In sustaining the division between form and content, between writing and knowledge/thought, the fact that the form/writing is crap doesn’t matter as long as it is uniform. Then as professor of whatever discipline I can judge the content. Oh I’ll complain about the writing, but that’s about it.
Also, pragmatically, 90%+ of our students will never be good writers no matter what. Because in order for them to become good writers, they’d have to write on a regular basis, and they just aren’t going to do that. So trying to teach the average college student to be a good writer is like trying to teach her to be a marathon runner or painter or a guitarist. It ain’t gonna happen.
So if FYC is about teaching people who will never have an interest in writing how to slap together some uniform crap so that other professors will have an easier time grading them, then I suppose that it is an anti-intellectual practice to be carried out as cheaply as possible.
I suppose in some circles this might be called "empowerment" b/c it will help you get through your other classes and get that degree. Fine. That’s still not a reason not to do it on the cheap b/c certainly little expertise is required to carry out this formalist approach. That’s why formalism became so popular with literary criticism: cheap, portable, easily-reproducible. If you want 100+ sections of FYC to produce predictable results, formalism is likely a way to go. With luck, every burger will taste the same.
It’s on these grounds that I would be an abolitionist. Because, unlike with my digestive system, I would prefer the unpredictable crap to the predictable crap in FYC. I don’t think FYC should be a cybernetic system designed to produce predictable products (either in terms of students or texts).

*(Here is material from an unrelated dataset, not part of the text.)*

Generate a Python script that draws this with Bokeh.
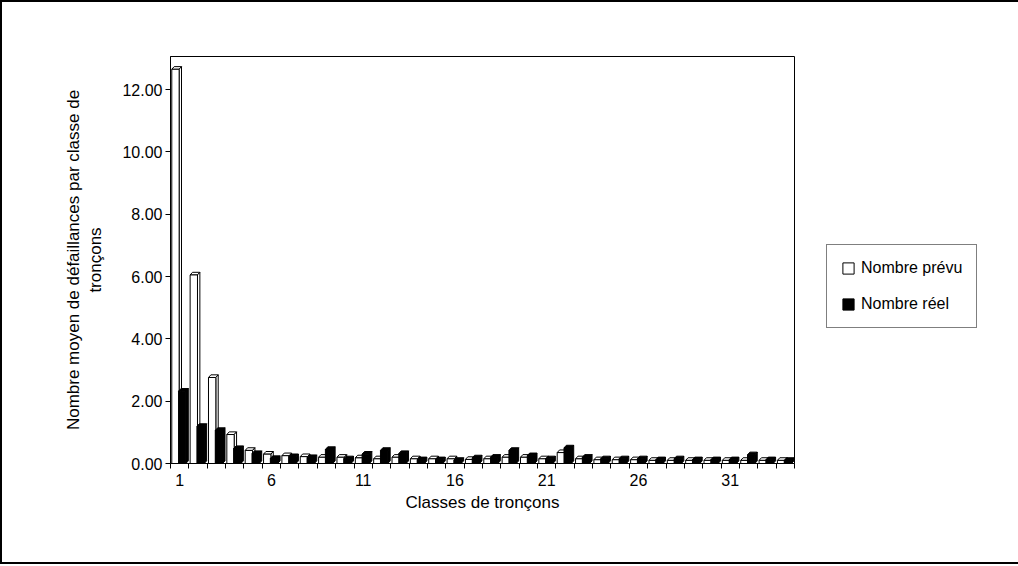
from bokeh.plotting import figure
from bokeh.models import (FixedTicker, NumeralTickFormatter, Legend, LegendItem,
                          Range1d)
from bokeh.embed import file_html
from bokeh.resources import INLINE

categories = list(range(1, 35))
tick_labels = [1, 6, 11, 16, 21, 26, 31]
prevu = [12.65, 6.05, 2.76, 0.93, 0.42, 0.30, 0.25, 0.22, 0.20, 0.20, 0.18, 0.15,
         0.20, 0.15, 0.15, 0.15, 0.13, 0.15, 0.20, 0.20, 0.15, 0.35, 0.15, 0.12,
         0.12, 0.12, 0.10, 0.10, 0.10, 0.10, 0.10, 0.10, 0.10, 0.10]
reel = [2.32, 1.19, 1.06, 0.48, 0.32, 0.16, 0.22, 0.19, 0.45, 0.15, 0.30, 0.42,
        0.32, 0.12, 0.12, 0.10, 0.18, 0.20, 0.42, 0.25, 0.15, 0.50, 0.20, 0.15,
        0.15, 0.15, 0.12, 0.15, 0.12, 0.12, 0.12, 0.28, 0.12, 0.10]
series_names = ["Nombre prévu", "Nombre réel"]

FONT = "Liberation Sans"

p = figure(width=1012, height=560, output_backend="svg", toolbar_location=None,
           x_range=Range1d(0.5, 34.5), y_range=Range1d(0, 13.06),
           frame_width=624, frame_height=407,
           min_border_left=168, min_border_right=220,
           min_border_top=54, min_border_bottom=99)
p.styles = {"border": "2px solid black"}
p.grid.visible = False
p.outline_line_color = "black"
p.outline_line_width = 1
p.background_fill_color = "white"
p.border_fill_color = "white"

# 3D bar geometry derived from data
bw = 0.40
dx = 0.13
dy = 0.085

def bar_parts(vals, offset):
    lefts = [c + offset for c in categories]
    rights = [l + bw for l in lefts]
    top_xs, top_ys, side_xs, side_ys = [], [], [], []
    for l, r, v in zip(lefts, rights, vals):
        top_xs.append([l, l + dx, r + dx, r])
        top_ys.append([v, v + dy, v + dy, v])
        side_xs.append([r, r + dx, r + dx, r])
        side_ys.append([0, dy, v + dy, v])
    return lefts, rights, top_xs, top_ys, side_xs, side_ys

renderers = []
for vals, offset, fill in [(prevu, -0.43, "white"), (reel, -0.06, "black")]:
    lefts, rights, txs, tys, sxs, sys_ = bar_parts(vals, offset)
    p.patches(txs, tys, fill_color=fill, line_color="black", line_width=1)
    p.patches(sxs, sys_, fill_color=fill, line_color="black", line_width=1)
    r = p.quad(left=lefts, right=rights, bottom=0, top=vals,
               fill_color=fill, line_color="black", line_width=1)
    renderers.append(r)

# axes
xa = p.xaxis[0]
xa.ticker = FixedTicker(ticks=tick_labels,
                        minor_ticks=[c - 0.5 for c in categories] + [34.5])
xa.major_tick_out = 0
xa.major_tick_in = 0
xa.minor_tick_out = 5
xa.minor_tick_in = 0
xa.minor_tick_line_color = "black"
xa.axis_line_color = "black"
xa.major_label_text_font = FONT
xa.major_label_text_font_size = "16px"
xa.major_label_text_color = "black"
xa.major_label_standoff = 5
xa.axis_label = "Classes de tronçons"
xa.axis_label_text_font = FONT
xa.axis_label_text_font_size = "17px"
xa.axis_label_text_font_style = "normal"
xa.axis_label_text_color = "black"
xa.axis_label_standoff = 4

ya = p.yaxis[0]
ya.ticker = FixedTicker(ticks=[0, 2, 4, 6, 8, 10, 12], minor_ticks=[])
ya.formatter = NumeralTickFormatter(format="0.00")
ya.major_tick_out = 5
ya.major_tick_in = 0
ya.minor_tick_out = 0
ya.axis_line_color = "black"
ya.major_label_text_font = FONT
ya.major_label_text_font_size = "16px"
ya.major_label_text_color = "black"
ya.major_label_standoff = 3
ya.axis_label = "Nombre moyen de défaillances par classe de\ntronçons"
ya.axis_label_text_font = FONT
ya.axis_label_text_font_size = "17px"
ya.axis_label_text_font_style = "normal"
ya.axis_label_text_color = "black"
ya.axis_label_standoff = 14

legend = Legend(items=[LegendItem(label=series_names[0], renderers=[renderers[0]]),
                       LegendItem(label=series_names[1], renderers=[renderers[1]])],
                location=(32, 135))
legend.border_line_color = "black"
legend.border_line_width = 1
legend.background_fill_color = "white"
legend.background_fill_alpha = 1
legend.label_text_font = FONT
legend.label_text_font_size = "16px"
legend.label_text_color = "black"
legend.glyph_width = 14
legend.glyph_height = 14
legend.spacing = 18
legend.padding = 14
legend.margin = 0
legend.label_standoff = 6
p.add_layout(legend, "right")

open("out.html", "w").write(file_html(p, INLINE))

To me, FYC isn’t about trying to take unpredictable, mediocre writers and make the predictably mediocre and pretending that’s "better." It’s about giving students an opportunity to choose to be writers in the first place, to become people who write. I’m sure at a different institution with a different population, I would say something different. But that’s how I see students here. Maybe most of them won’t choose to be writers and will never be good writers. They’ll also not choose to be artists or mathematicians or scientists or dancers, etc. Here most of them will choose to be teachers… teachers who don’t write… teachers who will teach your kids formalist approaches to writing, especially if that’s what we teach them.